Berlin, 11. Juni 2020 — Ein neuer Bericht von International Rescue Committee (IRC) zeigt, dass häusliche Gewalt im Zuge von COVID-19 zu einer Schattenpandemie führt. Demnach hat ein Viertel der Frauen und Mädchen in Flüchtlingslagern in Cox's Bazar, Bangladesch, vor Beginn der COVID-19-Pandemie geschlechtsspezifische Gewalt erlebt. Besonders besorgniserregend dabei: Seit der Einführung von Kontakt- und Ausgangssperren zur Eindämmung von COVID-19 hat IRC 50 Prozent weniger berichtete Fälle häuslicher Gewalt verzeichnet – und das, obwohl die Gewalt zunimmt. Die Mehrheit von ihnen – nämlich 81 Prozent – berichteten, dass die Gewalt durch ihre Partner ausgeführt wurde.
Manish Agrawal, IRC-Landesdirektor für Bangladesch, sagt:
„Für Geflüchtete, die der Gefahr von Gewalt und Missbrauch ausgesetzt sind, ist der Ausbruch des Coronavirus eine zusätzliche Krise in der Krise. Der Kern des Problems ist die ungleiche Machtverteilung zwischen Männern und Frauen. Solche Diskrepanzen werden in Krisenzeiten immer verstärkt, bestehende Traumata und Sexismen nehmen zu, Frauen wird Unterstützung vorenthalten und der Stress wird durch wirtschaftlichen Druck noch verstärkt.”
IRC arbeitet deshalb nach wie vor intensiv an der Anpassung aller relevante Programme, zum Beispiel durch die weitere Öffnung von Schutzräumen. Vorschriften zur Einhaltung der Kontaktsperre, die Einrichtung von Handwaschstationen und Förderung von Hygienepraktiken wird gewährleistet. Die Betreuung von Überlebenden sexueller Übergriffe zum Beispiel im Rahmen von psychosozialer Unterstützung, Fallmanagement durch den Frauen- und Mädchensicherheitsraum sowie die klinische Versorgung, wurde zwar als „wesentlich” erachtet.
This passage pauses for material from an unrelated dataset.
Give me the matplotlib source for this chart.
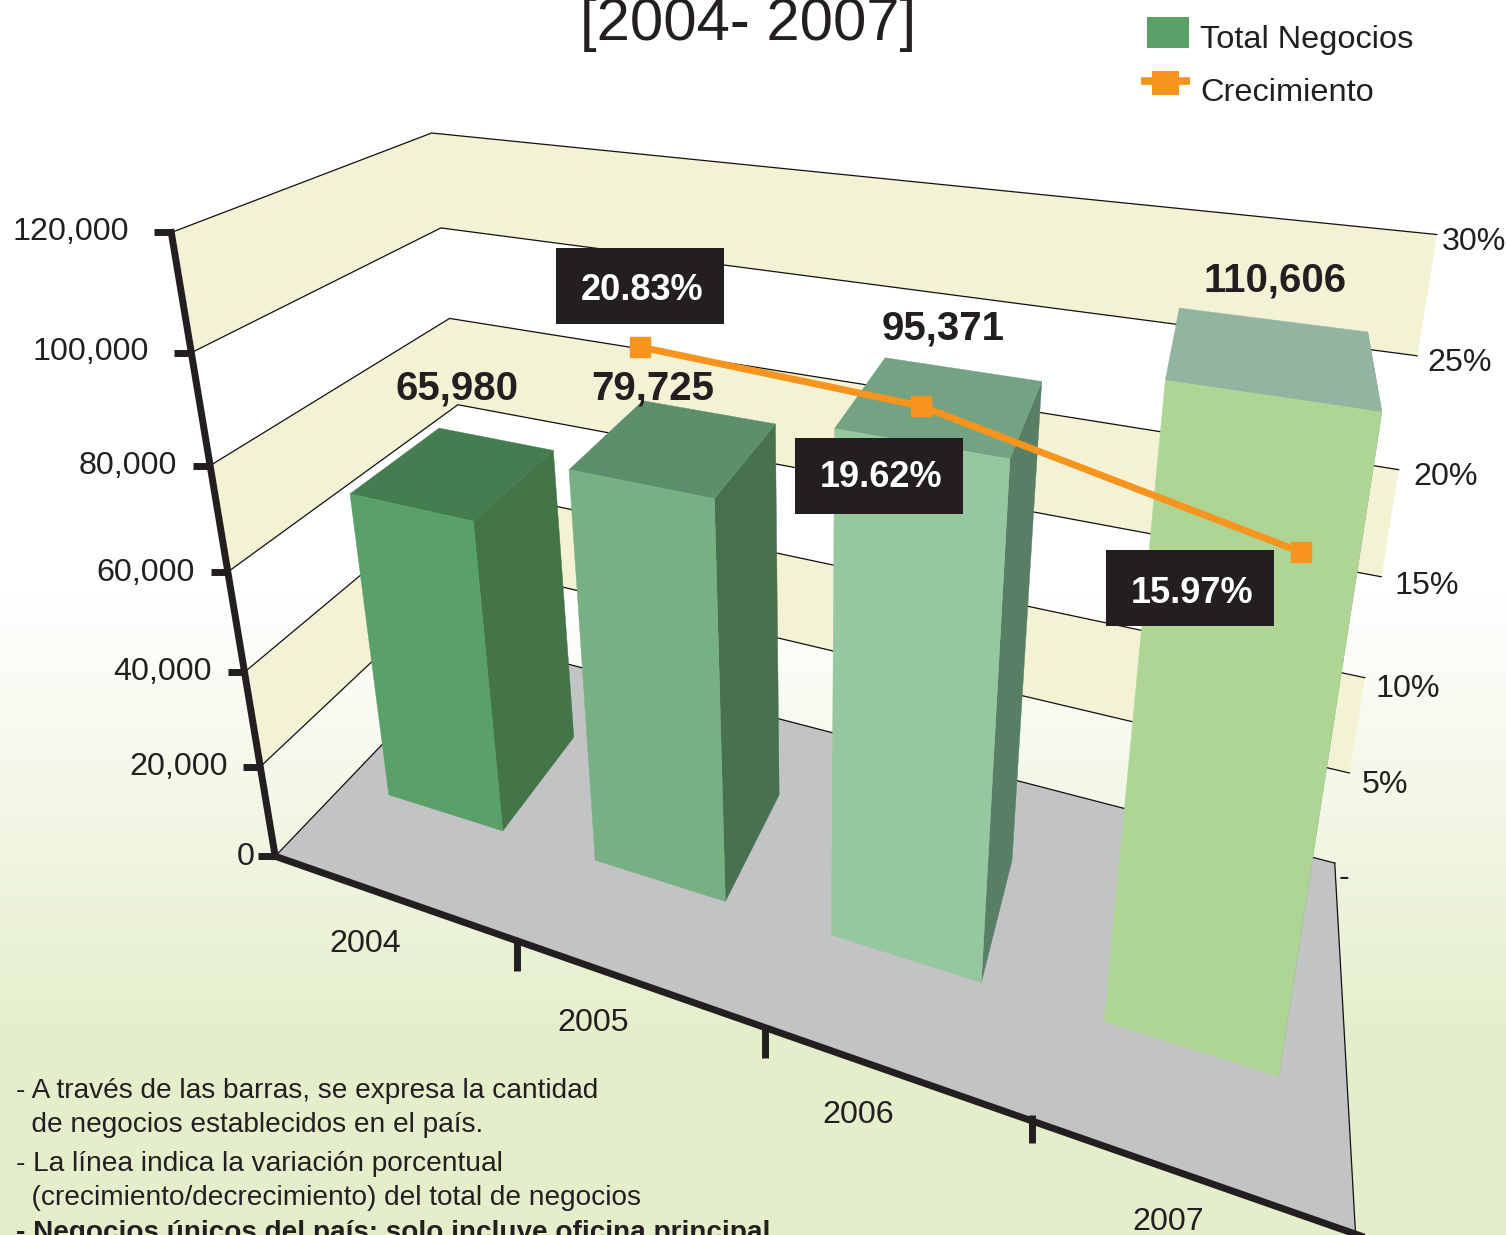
import numpy as np
import matplotlib
matplotlib.use("Agg")
import matplotlib.pyplot as plt
from matplotlib.patches import Polygon, Rectangle

plt.rcParams['font.family'] = ['Liberation Sans', 'DejaVu Sans']

years = ['2004', '2005', '2006', '2007']
negocios = [65980, 79725, 95371, 110606]
crecimiento = [20.83, 19.62, 15.97]
left_ticks = [0, 20000, 40000, 60000, 80000, 100000, 120000]
right_ticks = [0, 5, 10, 15, 20, 25, 30]
notes = ['- A través de las barras, se expresa la cantidad',
         '  de negocios establecidos en el país.',
         '- La línea indica la variación porcentual',
         '  (crecimiento/decrecimiento) del total de negocios']
note_bold = '- Negocios únicos del país: solo incluye oficina principal'

TXT = '#231f20'
WALL = '#f3f2d4'
FLOOR = '#c2c3c5'
ORANGE = '#f7941d'
front_col = ['#5aa169', '#76b083', '#96c8a0', '#afd595']
side_col = ['#447549', '#48714f', '#587f66', '#7fa58a']
top_col = ['#447d4f', '#5e8f6c', '#74a384', '#93b4a0']

# camera for the fake 3d box, fitted on the corners of the chart box
ref3d = np.array([[0,0,0],[1,0,0],[0,0,1],[1,0,1],[0,1,0],[0,1,1],[1,1,1]], float)
refpx = np.array([[275,856],[1355,1235],[481,642],[1335,862],[172,232],[431,133],[1437,235]], float)
A = []
for (x,y,z),(px,py) in zip(ref3d, refpx):
    A.append([x,y,z,1,0,0,0,0,-px*x,-px*y,-px*z,-px])
    A.append([0,0,0,0,x,y,z,1,-py*x,-py*y,-py*z,-py])
P = np.linalg.svd(np.array(A))[2][-1].reshape(3,4)

def proj(u, v, w):
    q = P @ np.array([u, v, w, 1.0])
    return q[0]/q[2], q[1]/q[2]

fig = plt.figure(figsize=(15.06, 12.35), dpi=100)
ax = fig.add_axes([0, 0, 1, 1])
ax.set_xlim(0, 1506)
ax.set_ylim(1235, 0)
ax.axis('off')

# background
ys = np.arange(1235)
grad = np.stack([np.interp(ys, [590, 1050], [1, c/255]) for c in (0xe4, 0xee, 0xca)], axis=1)[:, None, :]
ax.imshow(grad, extent=(0, 1506, 1235, 0), aspect='auto', zorder=0)

def face(pts, color, z=2):
    ax.add_patch(Polygon([proj(*p) for p in pts], closed=True, fc=color, ec=color, lw=0.3, zorder=z))

# walls, every other band is coloured
for i in [1, 3, 5]:
    v0, v1 = left_ticks[i]/120000, left_ticks[i+1]/120000
    face([(0,v0,0), (0,v1,0), (0,v1,1), (0,v0,1)], WALL, 1)
    face([(0,v0,1), (0,v1,1), (1,v1,1), (1,v0,1)], WALL, 1)
face([(0,0,0), (1,0,0), (1,0,1), (0,0,1)], FLOOR, 1)
for t in left_ticks:
    v = t/120000
    ax.plot(*zip(proj(0,v,0), proj(0,v,1), proj(1,v,1)), color='#111111', lw=0.9, zorder=1.5)
ax.plot(*zip(proj(1,0,1), proj(1,0,0)), color='#111111', lw=0.9, zorder=1.5)

# bars
bar_u = [0.055, 0.305, 0.555, 0.805]
bar_w = 0.142
for i, val in enumerate(negocios):
    u0, u1 = bar_u[i], bar_u[i]+bar_w
    v = val/120000
    w0, w1 = 0.298, 0.699
    face([(u1,0,w0), (u1,0,w1), (u1,v,w1), (u1,v,w0)], side_col[i], 3)
    face([(u0,v,w0), (u1,v,w0), (u1,v,w1), (u0,v,w1)], top_col[i], 3)
    face([(u0,0,w0), (u1,0,w0), (u1,v,w0), (u0,v,w0)], front_col[i], 4)

# axes
ax.plot(*zip(proj(0,1,0), proj(0,0,0)), color=TXT, lw=5, zorder=6, solid_capstyle='projecting')
ax.plot(*zip(proj(0,0,0), proj(1.02,0,0)), color=TXT, lw=5, zorder=6)
left_lab_dx = [21, 32, 33, 33, 33, 42, 42]
left_lab_dy = [1, 0, 0, 1, 0, -1, 0]
for t, dx, dy in zip(left_ticks, left_lab_dx, left_lab_dy):
    x, y = proj(0, t/120000, 0)
    ax.plot([x-17, x], [y, y], color=TXT, lw=5, zorder=6, solid_capstyle='butt')
    ax.text(x-dx, y+dy, f'{t:,}', ha='right', va='center', fontsize=23.2, color=TXT, zorder=7)
for u, y0, y1 in zip([0.282, 0.531, 0.761], [0, -2, -6], [30, 30, 22]):
    x, y = proj(u, 0, 0)
    ax.plot([x, x], [y+y0, y+y1], color=TXT, lw=5, zorder=6, solid_capstyle='butt')

right_lab = [(1339, 878), (1362, 785), (1376, 689), (1395, 586), (1413, 477), (1427, 363), (1442, 242)]
for t, (x, y) in zip(right_ticks, right_lab):
    ax.text(x, y, f'{t}%' if t else '-', ha='left', va='center', fontsize=23.2, color=TXT, zorder=7)

cat_lab = [(365, 944), (593, 1023), (858, 1115), (1168, 1222)]
for yr, (x, y) in zip(years, cat_lab):
    ax.text(x, y, yr, ha='center', va='center', fontsize=23.2, color=TXT, zorder=7)

val_lab = [(457, 389), (653, 389), (943, 329), (1275, 281)]
for val, (x, y) in zip(negocios, val_lab):
    ax.text(x, y, f'{val:,}', ha='center', va='center', fontsize=29, weight='bold', color=TXT, zorder=8)

# growth line, sits near the back wall
line_u = [0.264, 0.565, 0.929]
line_w = [0.911, 0.971, 0.948]
xy = [proj(u, g/30, w) for u, g, w in zip(line_u, crecimiento, line_w)]
ax.plot(*zip(*xy), color=ORANGE, lw=5, marker='s', ms=14.5, zorder=9, solid_capstyle='butt')

box_lab = [(640, 285.5), (879, 476), (1190, 588)]
box_txt_y = [290.5, 477.5, 593.5]
for g, (x, y), ty in zip(crecimiento, box_lab, box_txt_y):
    ax.add_patch(Rectangle((x-84, y-38), 168, 76, fc=TXT, ec='none', zorder=10))
    ax.text(x+2, ty, f'{g:.2f}%', ha='center', va='center', fontsize=26, weight='bold', color='white', zorder=11)

# title and legend
ax.text(748, 40, '[2004- 2007]', ha='center', va='baseline', fontsize=43, color=TXT)
ax.add_patch(Rectangle((1147, 17), 42, 31, fc=front_col[0], ec='none'))
ax.plot([1141, 1190], [81, 81], color=ORANGE, lw=5.5, solid_capstyle='butt')
ax.add_patch(Rectangle((1152, 71), 27, 24, fc=ORANGE, ec='none', zorder=3))
ax.text(1200, 40, 'Total Negocios', ha='left', va='center', fontsize=23.4, color=TXT)
ax.text(1200, 93, 'Crecimiento', ha='left', va='center', fontsize=23.4, color=TXT)

# notes
for s, y in zip(notes, [1098, 1132, 1171, 1205]):
    ax.text(16, y, s, ha='left', va='baseline', fontsize=20.2, color=TXT)
ax.text(16, 1240, note_bold, ha='left', va='baseline', fontsize=20.05, weight='bold', color=TXT)

fig.savefig('out.png', dpi=100)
Dennoch sind die Möglichkeiten für Frauen und Mädchen, Misshandlungen offen zu legen und eine angemessene Betreuung zu suchen, stark limitiert, solange die Frauen zu Hause bleiben müssen und nur sehr eingeschränkt auf Internet- und Telefondienste zurückgreifen können.
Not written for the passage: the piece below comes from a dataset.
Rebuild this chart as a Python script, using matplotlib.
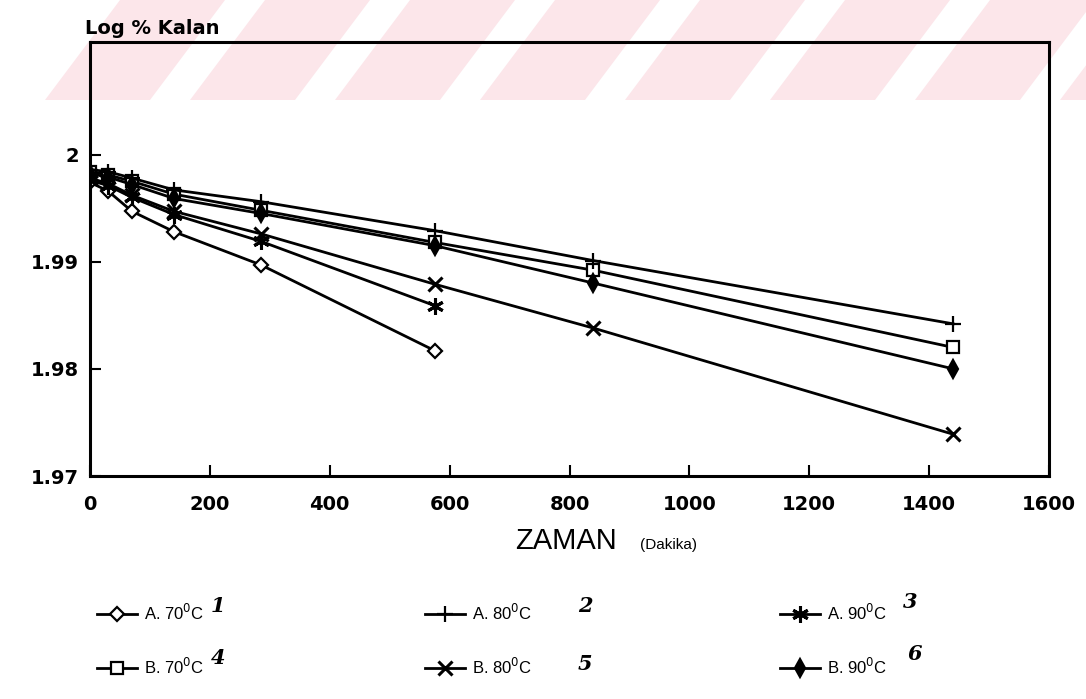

Trotz möglicher Stigmatisierung und Scham wurde im Rahmen der IRC-Untersuchung deutlich, dass 90 Prozent der Betroffenen die angebotene psychosoziale Unterstützung in Anspruch nahmen. Dies zeigt, wie wichtig diese Programme sind. Seit Beginn der Coronavirus-Pandemie wurde die Bewegungsfreiheit der Bewohner*innen der Flüchtlingslager in Cox Bazar jedoch erheblich eingeschränkt. Darüber hinaus wurde versäumt, Programme zur Prävention und Reaktion auf geschlechtspezifische Gewalt als „wesentlichen Bestandteil” von Hilfsprogrammen einzustufen. Viele Angebote mussten eingestellt werden, sodass Frauen und Mädchen, die Unterstützung in einer sicheren Umgebung suchten, ihre Anlaufstellen für Hilfe verloren haben. Vorsorgemaßnamen zum Schutz potenziell Betroffener werden dadurch verhindert.
Um geschlechtsspezifische Gewalt in Cox's Bazar wirksamer anzugehen, empfiehlt IRC die
- Einstufung aller relevanten Dienste einschließlich der psychosozialen Unterstützung, des Fallmanagements durch Zentren für Frauen- und Mädchen sowie die klinische Betreuung von Überlebenden sexueller Übergriffe als„wesentlich”;
- Verdreifachung der Mittel für Programme zur Prävention und Reaktion auf geschlechtspezifische Gewalt;
- Beteiligung von Frauen und Mädchen bei der Gestaltung humanitärer Hilfe, damit ihren Bedürfnissen und Anliegen Rechnung getragen werden kann.